Depending on how you're measuring it, video generation will come in less than 12...

nl · on Sept 13, 2022

It's very likely that realistic looking (to the level of Stable Diffusion) video will happen and tools to create it will be available within 12 months (maybe 80% likelihood).

What is likely to be missing is the ability to control that video in useful ways directly from prompts. There will be some type of direction, but as anyone who has spent time doing prompt-based image generation actual control isn't there yet.

in3d · on Sept 13, 2022

I’ll take the 20%. Text-to-video won’t be good enough to be called realistic in a year.

nl · on Sept 23, 2022

I admit this gave me pause when you said this. But I'd note my comment was pretty specific:

> It's very likely that realistic looking (to the level of Stable Diffusion) video will happen and tools to create it will be available within 12 months (maybe 80% likelihood).

> What is likely to be missing is the ability to control that video in useful ways directly from prompts.

ie, I'm not claiming it will entirely text based.

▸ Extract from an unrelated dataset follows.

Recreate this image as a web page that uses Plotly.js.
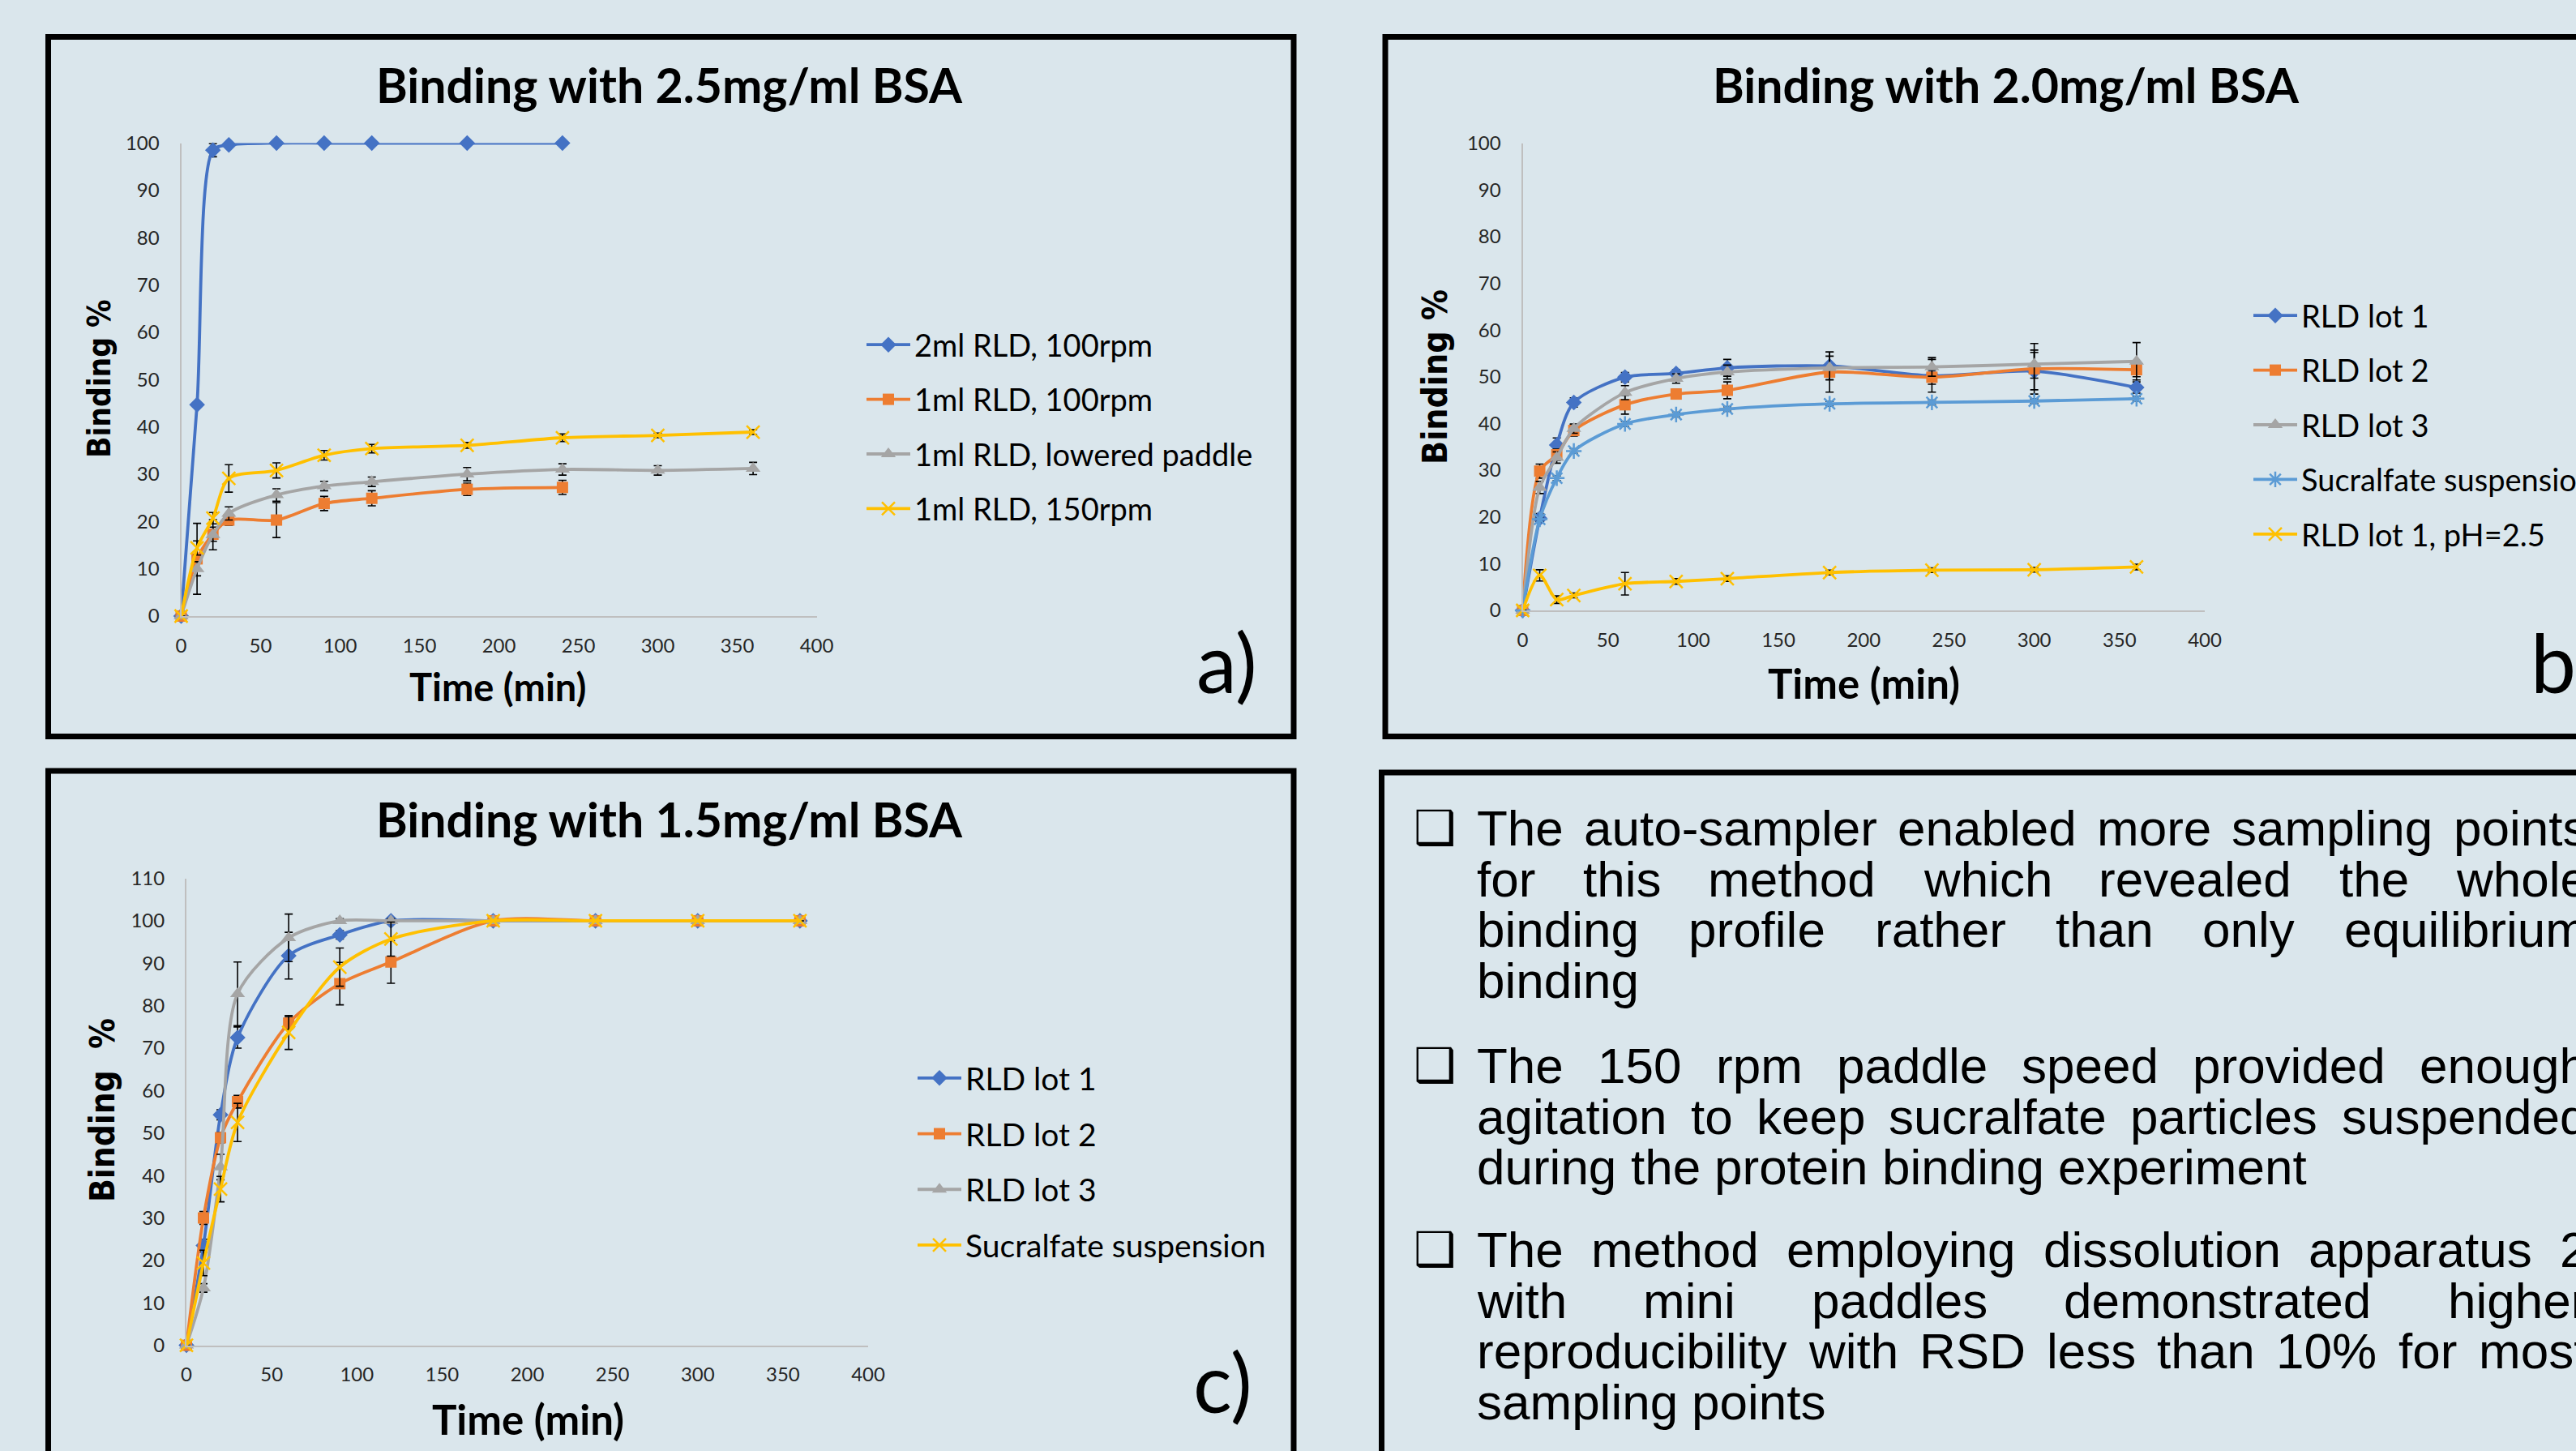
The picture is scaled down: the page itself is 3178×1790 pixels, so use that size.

As an example of the kind of things we'll see I'd point at https://twitter.com/karenxcheng/status/1564626773001719813

This is using live video as a source, but I think an integrated version of this combined with some kind maybe game based interface to script it is achievable.

nodja · on Sept 13, 2022

> but as anyone who has spent time doing prompt-based image generation actual control isn't there yet

It's not, but there are many efforts to fix this and they solve most problems, although I admit they're not ideal. One way you can control generation is simply by messing around with per token weights, for example if your prompt is being partially ignored, you can use weights to have the guidance give more emphasis on that part of the prompt. Another way you can control it is by using img2img and input as simple drawing, this can help it better understand say, which color you want things to be. The best tool of all is of course, copious amounts of inpainting and doing composition, eyes not the right color? inpaint them in, messed up hand? inpaint, etc. If your issue is that you can't generate a specific character or style at all, you have tools like text-inversion that can create a special token that represents the rough idea, assuming you already have a couple images that represent that idea already.

There is a real fix tho, the big issue with these prompts is that they use the clip text encoder, the clip text encoder was trained only on image captions, which means that it's understanding of the world is limited to whatever is represented by captions that exist on images found on the internet, a very limited subset of language, limiting the quality of the generated embeddings as the model not only is bad at basic language, it doesn't properly understand the relationships between words and such. Image models that use a large language model (LLM) listen to the prompt much better, since these LLM models generate much less noisy embeddings, a LLM contains embeddings big enough that the diffusion model can actually spell, i.e. if you ask for a sign that says something, the sign will come out with proper spelling and font choice. Sadly there's no such model open to the public yet, but stability.ai is currently training such a model and we can expect its release hopefully before christmas.

Having a image model trained with a LLM text encoder and then applying the tricks used to improve current models will give you an unprecedented level of control over image generation, the next step is probably having an instruction based model that takes both an image and text as input, and runs the instruction over the image. Example, you give it a image of a person and you send the instruction of "draw this in the style of pixel art" and it'll do it for you, it's already currently possible with img2img, but having a model than listens to instructions can extend this to more useful things like "remove the background", "add another cat", "tilt the sign 90 degrees", "make everything black and white except her dress", etc.

holoduke · on Sept 13, 2022

Could you for example create a simple 3d render with a very simple environment with cubes resembling houses and blobs as trees etc and a camera moving through that environment. Then use video generation in way like img2img works? That would be very great.

nodja · on Sept 14, 2022

Yup, that would be easily doable, the code would essentially be the same.

amrrs · on Sept 13, 2022

Stable Diffusion Video generation is kind of here[1] I guess Stability Team will partner up with more open source devs to accelerate this.

[1] https://www.youtube.com/watch?v=yyxgv6MxSDk

nodja · on Sept 13, 2022

This is not really what is being suggested, this repo just navigates the latent space between 2 prompts and generates an image at specific intervals. It create cool effects but will never be able to generate a coherent video of for example "a man walking on a beach".